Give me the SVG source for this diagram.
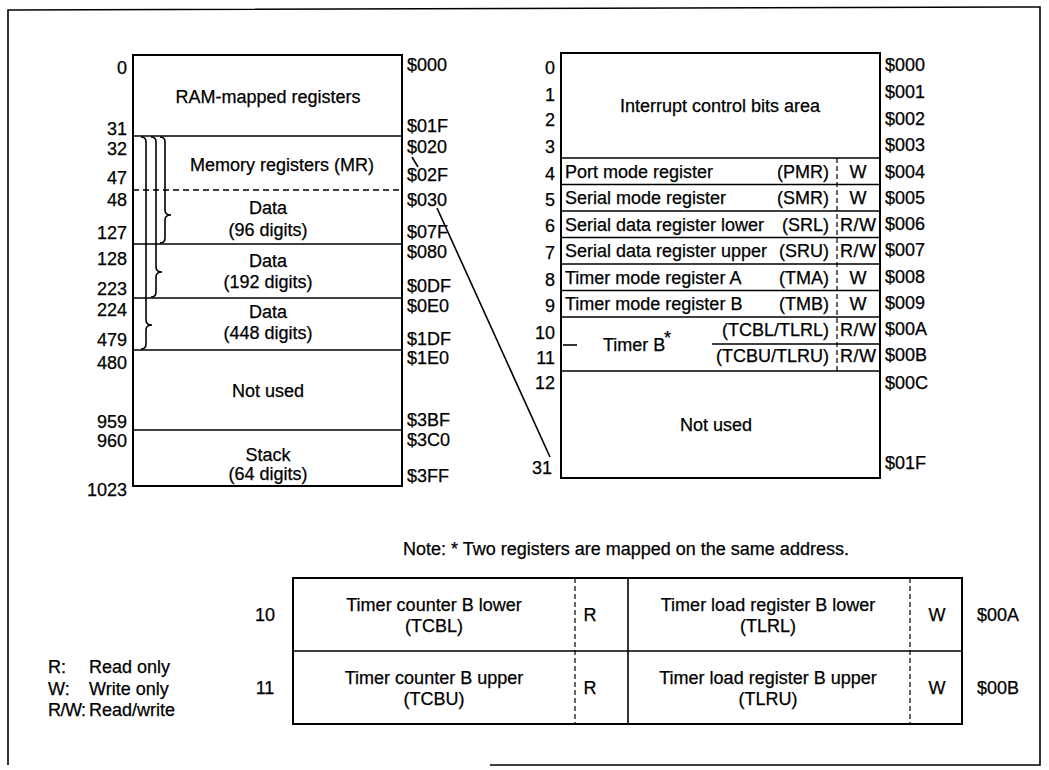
<svg xmlns="http://www.w3.org/2000/svg" width="1049" height="770" viewBox="0 0 1049 770">
<style>
text{font-family:"Liberation Sans",Arial,sans-serif;font-size:18px;fill:#000;stroke:#000;stroke-width:0.25}
.m{text-anchor:middle}
.e{text-anchor:end}
.ln{stroke:#000;stroke-width:1.6;fill:none}
.bx{stroke:#000;stroke-width:2;fill:none}
.ds{stroke:#000;stroke-width:1.5;fill:none;stroke-dasharray:6,4}
.dv{stroke:#000;stroke-width:1.2;fill:none;stroke-dasharray:5,3}
</style>
<rect width="1049" height="770" fill="#fff"/>
<path class="ln" d="M8,765 L8,10 L1040,7 L1040,765 L490,765"/>

<g id="ram-map">
<rect class="bx" x="133" y="55" width="269" height="431"/>
<line class="ln" x1="133" y1="136" x2="402" y2="136"/>
<line class="ds" x1="133" y1="190" x2="402" y2="190"/>
<line class="ln" x1="133" y1="244" x2="402" y2="244"/>
<line class="ln" x1="133" y1="298" x2="402" y2="298"/>
<line class="ln" x1="133" y1="350" x2="402" y2="350"/>
<line class="ln" x1="133" y1="430" x2="402" y2="430"/>
<text class="m" x="268" y="103">RAM-mapped registers</text>
<text class="m" x="282" y="171">Memory registers (MR)</text>
<text class="m" x="268" y="214">Data</text>
<text class="m" x="268" y="236">(96 digits)</text>
<text class="m" x="268" y="267">Data</text>
<text class="m" x="268" y="288">(192 digits)</text>
<text class="m" x="268" y="318">Data</text>
<text class="m" x="268" y="339">(448 digits)</text>
<text class="m" x="268" y="397">Not used</text>
<text class="m" x="268" y="461">Stack</text>
<text class="m" x="268" y="480">(64 digits)</text>
<path class="ln" d="M160,137 Q165,137 165,142 L165,210 Q165,215 171,215 Q165,215 165,220 L165,238 Q165,243 160,243"/>
<path class="ln" d="M151,137 Q156,137 156,142 L156,267 Q156,272 162,272 Q156,272 156,277 L156,292 Q156,297 151,297"/>
<path class="ln" d="M141,137 Q146,137 146,142 L146,320 Q146,325 152,325 Q146,325 146,330 L146,344 Q146,349 141,349"/>
<g class="e">
<text x="127" y="74">0</text>
<text x="127" y="135">31</text>
<text x="127" y="155">32</text>
<text x="127" y="184">47</text>
<text x="127" y="206">48</text>
<text x="127" y="239">127</text>
<text x="127" y="265">128</text>
<text x="127" y="295">223</text>
<text x="127" y="316">224</text>
<text x="127" y="346">479</text>
<text x="127" y="369">480</text>
<text x="127" y="428">959</text>
<text x="127" y="447">960</text>
<text x="127" y="496">1023</text>
</g>
<text x="407" y="71">$000</text>
<text x="407" y="132">$01F</text>
<text x="407" y="153">$020</text>
<text x="407" y="181">$02F</text>
<text x="407" y="206">$030</text>
<text x="407" y="238">$07F</text>
<text x="407" y="258">$080</text>
<text x="407" y="292">$0DF</text>
<text x="407" y="312">$0E0</text>
<text x="407" y="345">$1DF</text>
<text x="407" y="364">$1E0</text>
<text x="407" y="426">$3BF</text>
<text x="407" y="446">$3C0</text>
<text x="407" y="482">$3FF</text>
</g>

<g id="ram-registers">
<rect class="bx" x="561" y="53" width="319" height="425"/>
<line class="ln" x1="561" y1="158" x2="880" y2="158"/>
<line class="ln" x1="561" y1="184.5" x2="880" y2="184.5"/>
<line class="ln" x1="561" y1="211" x2="880" y2="211"/>
<line class="ln" x1="561" y1="237.5" x2="880" y2="237.5"/>
<line class="ln" x1="561" y1="264" x2="880" y2="264"/>
<line class="ln" x1="561" y1="290.5" x2="880" y2="290.5"/>
<line class="ln" x1="561" y1="317" x2="880" y2="317"/>
<line class="ln" x1="712" y1="344" x2="880" y2="344"/>
<line class="ln" x1="561" y1="371" x2="880" y2="371"/>
<line class="dv" x1="837" y1="158" x2="837" y2="371"/>
<line class="ln" x1="563" y1="345" x2="577" y2="345"/>
<text class="m" x="720" y="112">Interrupt control bits area</text>
<text x="565" y="178">Port mode register</text>
<text x="565" y="204">Serial mode register</text>
<text x="565" y="231">Serial data register lower</text>
<text x="565" y="257">Serial data register upper</text>
<text x="565" y="284">Timer mode register A</text>
<text x="565" y="310">Timer mode register B</text>
<g class="e">
<text x="829" y="178">(PMR)</text>
<text x="829" y="204">(SMR)</text>
<text x="829" y="231">(SRL)</text>
<text x="829" y="257">(SRU)</text>
<text x="829" y="284">(TMA)</text>
<text x="829" y="310">(TMB)</text>
<text x="829" y="336">(TCBL/TLRL)</text>
<text x="829" y="362">(TCBU/TLRU)</text>
</g>
<g class="m">
<text x="858" y="178">W</text>
<text x="858" y="204">W</text>
<text x="858" y="231" textLength="36">R/W</text>
<text x="858" y="257" textLength="36">R/W</text>
<text x="858" y="284">W</text>
<text x="858" y="310">W</text>
<text x="858" y="336" textLength="36">R/W</text>
<text x="858" y="362" textLength="36">R/W</text>
</g>
<text x="603" y="351">Timer B</text>
<text x="664" y="344">*</text>
<text class="m" x="716" y="431">Not used</text>
<g class="e">
<text x="555" y="74">0</text>
<text x="555" y="101">1</text>
<text x="555" y="126">2</text>
<text x="555" y="153">3</text>
<text x="555" y="180">4</text>
<text x="555" y="206">5</text>
<text x="555" y="232">6</text>
<text x="555" y="259">7</text>
<text x="555" y="286">8</text>
<text x="555" y="312">9</text>
<text x="555" y="339">10</text>
<text x="555" y="364">11</text>
<text x="555" y="389">12</text>
<text x="552" y="474">31</text>
</g>
<text x="885" y="71">$000</text>
<text x="885" y="98">$001</text>
<text x="885" y="125">$002</text>
<text x="885" y="151">$003</text>
<text x="885" y="178">$004</text>
<text x="885" y="204">$005</text>
<text x="885" y="230">$006</text>
<text x="885" y="256">$007</text>
<text x="885" y="283">$008</text>
<text x="885" y="309">$009</text>
<text x="885" y="335">$00A</text>
<text x="885" y="361">$00B</text>
<text x="885" y="389">$00C</text>
<text x="885" y="469">$01F</text>
</g>

<g id="connectors">
<line class="ln" x1="412" y1="157" x2="418" y2="167"/>
<line class="ln" x1="437" y1="208" x2="550" y2="457"/>
</g>

<g id="note">
<text x="403" y="555">Note:  * Two registers are mapped on the same address.</text>
</g>

<g id="timer-table">
<rect class="bx" x="293" y="578" width="669" height="146"/>
<line class="ln" x1="293" y1="651" x2="962" y2="651"/>
<line class="dv" x1="575" y1="578" x2="575" y2="724"/>
<line class="ln" x1="628" y1="578" x2="628" y2="724"/>
<line class="dv" x1="910" y1="578" x2="910" y2="724"/>
<g class="m">
<text x="265" y="621">10</text>
<text x="265" y="694">11</text>
<text x="434" y="611">Timer counter B lower</text>
<text x="434" y="632">(TCBL)</text>
<text x="434" y="684">Timer counter B upper</text>
<text x="434" y="705">(TCBU)</text>
<text x="590" y="621">R</text>
<text x="590" y="694">R</text>
<text x="768" y="611">Timer load register B lower</text>
<text x="768" y="632">(TLRL)</text>
<text x="768" y="684">Timer load register B upper</text>
<text x="768" y="705">(TLRU)</text>
<text x="937" y="621">W</text>
<text x="937" y="694">W</text>
</g>
<text x="977" y="621">$00A</text>
<text x="977" y="694">$00B</text>
</g>

<g id="legend">
<text x="48" y="673">R:</text>
<text x="89" y="673">Read only</text>
<text x="48" y="695">W:</text>
<text x="89" y="695">Write only</text>
<text x="48" y="716" textLength="38">R/W:</text>
<text x="89" y="716">Read/write</text>
</g>
</svg>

→ PROBLEM STATEMENT
Leave out the pictures. Transcribe only the lines above, from the first through the one that contains "L8,10 L1040,7 L1040,765".

→ TASK SOLUTION
Give me the SVG source for this diagram.
<svg xmlns="http://www.w3.org/2000/svg" width="1049" height="770" viewBox="0 0 1049 770">
<style>
text{font-family:"Liberation Sans",Arial,sans-serif;font-size:18px;fill:#000;stroke:#000;stroke-width:0.25}
.m{text-anchor:middle}
.e{text-anchor:end}
.ln{stroke:#000;stroke-width:1.6;fill:none}
.bx{stroke:#000;stroke-width:2;fill:none}
.ds{stroke:#000;stroke-width:1.5;fill:none;stroke-dasharray:6,4}
.dv{stroke:#000;stroke-width:1.2;fill:none;stroke-dasharray:5,3}
</style>
<rect width="1049" height="770" fill="#fff"/>
<path class="ln" d="M8,765 L8,10 L1040,7 L1040,765 L490,765"/>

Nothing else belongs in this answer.